When your entrée lands, your server will offer a trio of sides. The potatoes stay on the table. They’re cubed and creamed. Man, are they creamed. As are the onions, which are served for you from a casserole dish. The veggies—we were served yellow and green squash—are merely sautéed. If you think all of that is enough, you can get a dinner of side dishes alone for $10. But there’s also a specials board to reckon with, and the day of our visit it boasted a New York strip steak ($25), prime rib ($24/$29), roast pork with dressing ($16) and leg of lamb with dressing ($18).

“Jim always does roasts on Sundays,” says Tammie. “A lot of people come here for the traditional kind of meal they may have had at grandma’s house.”

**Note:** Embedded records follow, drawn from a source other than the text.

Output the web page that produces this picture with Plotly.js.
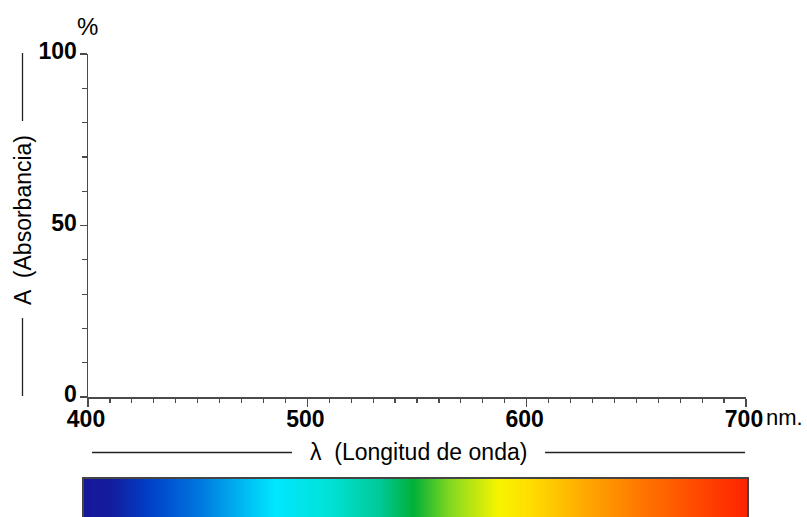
<!DOCTYPE html>
<html>
<head>
<meta charset="utf-8">
<script src="https://cdn.plot.ly/plotly-3.0.1.min.js"></script>
<style>html,body{margin:0;padding:0;background:#fff;}#chart{width:807px;height:517px;}</style>
</head>
<body>
<div id="chart"></div>
<script>
// ---- data ----
const xTickVals = [400, 500, 600, 700];
const xTickText = ["400", "500", "600", "700"];
const yTickVals = [0, 50, 100];
const yTickText = ["0", "50", "100"];
const xRange = [400, 700];
const yRange = [0, 100];
// visible spectrum strip: wavelength (nm) and colour
const spectrumNm  = [400, 410, 428, 451, 474, 485, 510, 533, 548, 565, 587, 601, 624, 652, 679, 700];
const spectrumHex = ["#16189a", "#141c9e", "#0040c8", "#0078e0", "#00c4f4", "#00e6ff", "#00e2d6",
                     "#00c896", "#00b038", "#84d820", "#f8f400", "#ffde00", "#ffae00", "#ff7600", "#ff4600", "#ff2400"];
const xTitle = "\u03bb  (Longitud de onda)";
const yTitle = "A  (Absorbancia)";
const yUnit = "%";
const xUnit = "nm.";

// ---- layout helpers (pixel -> paper) ----
const W = 807, H = 517, L = 84, R = 60, T = 54, B = 0;
const PW = W - L - R, PH = H - T - B;
const px = v => (v - L) / PW;
const py = v => (H - B - v) / PH;

const FONT = '"Liberation Sans", Arial, Helvetica, sans-serif';
const AX = '#4a4a4a';

const colorscale = spectrumNm.map((nm, i) => [(nm - spectrumNm[0]) / (spectrumNm[spectrumNm.length - 1] - spectrumNm[0]), spectrumHex[i]]);

const traces = [
  {type: 'scatter', x: [], y: [], xaxis: 'x', yaxis: 'y', hoverinfo: 'skip', showlegend: false},
  {type: 'heatmap', x: spectrumNm, y: [0], z: [spectrumNm], xaxis: 'x2', yaxis: 'y2',
   colorscale: colorscale, zmin: spectrumNm[0], zmax: spectrumNm[spectrumNm.length - 1],
   zsmooth: 'best', showscale: false, hoverinfo: 'skip'}
];

const tickFont = {family: FONT, size: 23, color: '#000', weight: 700};

const layout = {
  width: W, height: H,
  margin: {l: L, r: R, t: T, b: B, pad: 0},
  paper_bgcolor: '#fff', plot_bgcolor: 'rgba(0,0,0,0)',
  showlegend: false,
  xaxis: {
    domain: [px(88), px(746)], anchor: 'y',
    range: xRange, tickmode: 'array', tickvals: xTickVals, ticktext: xTickText,
    showgrid: false, zeroline: false, showline: true, linecolor: AX, linewidth: 1.5,
    ticks: 'outside', ticklen: 8, tickwidth: 1.5, tickcolor: AX,
    minor: {tickmode: 'linear', tick0: 400, dtick: 10, ticks: 'outside', ticklen: 4, tickwidth: 1.2, tickcolor: AX, showgrid: false},
    tickfont: tickFont, ticklabelstandoff: -7, ticklabelshift: -2, fixedrange: true
  },
  yaxis: {
    domain: [py(397), 1], anchor: 'x',
    range: yRange, tickmode: 'array', tickvals: yTickVals, ticktext: yTickText,
    showgrid: false, zeroline: false, showline: true, linecolor: AX, linewidth: 1.5,
    ticks: 'outside', ticklen: 7, tickwidth: 1.5, tickcolor: AX,
    minor: {tickmode: 'linear', tick0: 0, dtick: 10, ticks: 'outside', ticklen: 5, tickwidth: 1.2, tickcolor: AX, showgrid: false},
    tickfont: tickFont, ticklabelstandoff: -2, ticklabelshift: -3, fixedrange: true
  },
  xaxis2: {
    domain: [0, 1], anchor: 'y2', range: [398.2, 700.5],
    showticklabels: false, ticks: '', showgrid: false, zeroline: false,
    showline: true, mirror: true, linecolor: '#444', linewidth: 2, fixedrange: true
  },
  yaxis2: {
    domain: [0, py(479)], anchor: 'x2', range: [-0.5, 0.5],
    showticklabels: false, ticks: '', showgrid: false, zeroline: false,
    showline: true, mirror: true, linecolor: '#444', linewidth: 2, fixedrange: true
  },
  annotations: [
    {text: yUnit, xref: 'paper', yref: 'paper', x: px(87), y: py(27), xanchor: 'center', yanchor: 'middle',
     showarrow: false, font: {family: FONT, size: 24, color: '#000'}},
    {text: xUnit, xref: 'paper', yref: 'paper', x: px(764), y: py(417), xanchor: 'left', yanchor: 'middle',
     showarrow: false, font: {family: FONT, size: 22, color: '#000'}},
    {text: yTitle, xref: 'paper', yref: 'paper', x: px(23), y: py(220), xanchor: 'center', yanchor: 'middle',
     textangle: -90, showarrow: false, font: {family: FONT, size: 23, color: '#000'}},
    {text: xTitle, xref: 'paper', yref: 'paper', x: px(418), y: py(452), xanchor: 'center', yanchor: 'middle',
     showarrow: false, font: {family: FONT, size: 23, color: '#000'}}
  ],
  shapes: [
    {type: 'line', xref: 'paper', yref: 'paper', x0: px(22.5), x1: px(22.5), y0: py(53), y1: py(121), line: {color: '#222', width: 1.3}},
    {type: 'line', xref: 'paper', yref: 'paper', x0: px(22.5), x1: px(22.5), y0: py(318), y1: py(396), line: {color: '#222', width: 1.3}},
    {type: 'line', xref: 'paper', yref: 'paper', x0: px(92), x1: px(292), y0: py(452.5), y1: py(452.5), line: {color: '#222', width: 1.3}},
    {type: 'line', xref: 'paper', yref: 'paper', x0: px(545), x1: px(745), y0: py(452.5), y1: py(452.5), line: {color: '#222', width: 1.3}}
  ]
};

Plotly.newPlot('chart', traces, layout, {staticPlot: true, displayModeBar: false});
</script>
</body>
</html>
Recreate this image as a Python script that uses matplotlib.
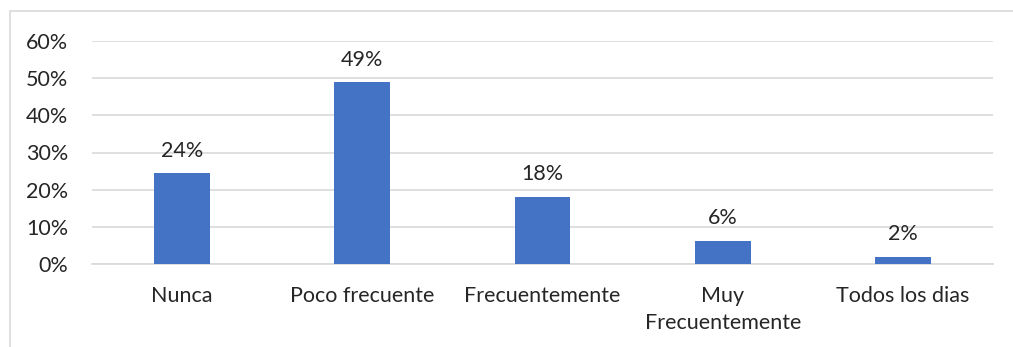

We heeded grandma’s call. Peter had the pork; I had lamb. Both were sliced not too thin and piled over a traditional bread stuffing; both were topped with thick gravy. I don’t think they teach this at the Culinary Institute. But it’s a style of preparation deeply resonant with many, and we were delighted with both dishes.

Tammie makes all the desserts, which include a variety of cheesecakes and pies, but we had another mission. In the many years I’d been raving about the place, Peter never had been to Wemple & Edick’s ice cream store on route 334 in nearby Sammonsville. Even Tammie saw the necessity of the side trip when I spoke to her later.

You’re served homemade ice cream in an incredible variety of flavors in a nearly 200-year-old country store. Moments after we arrived there was a line out the door. It’s worth it.

Saltsman’s Hotel, Route 10, Ephratah, 993-4412, saltsmans.com. Serving dinner 5-8 Thu-Fri, 5-9 Sat, 12:30-7 Sun. Hours change after Labor Day. The restaurant closes the last day of October and reopens in the following Easter weekend. No credit cards; ATM on premises. Personal checks accepted.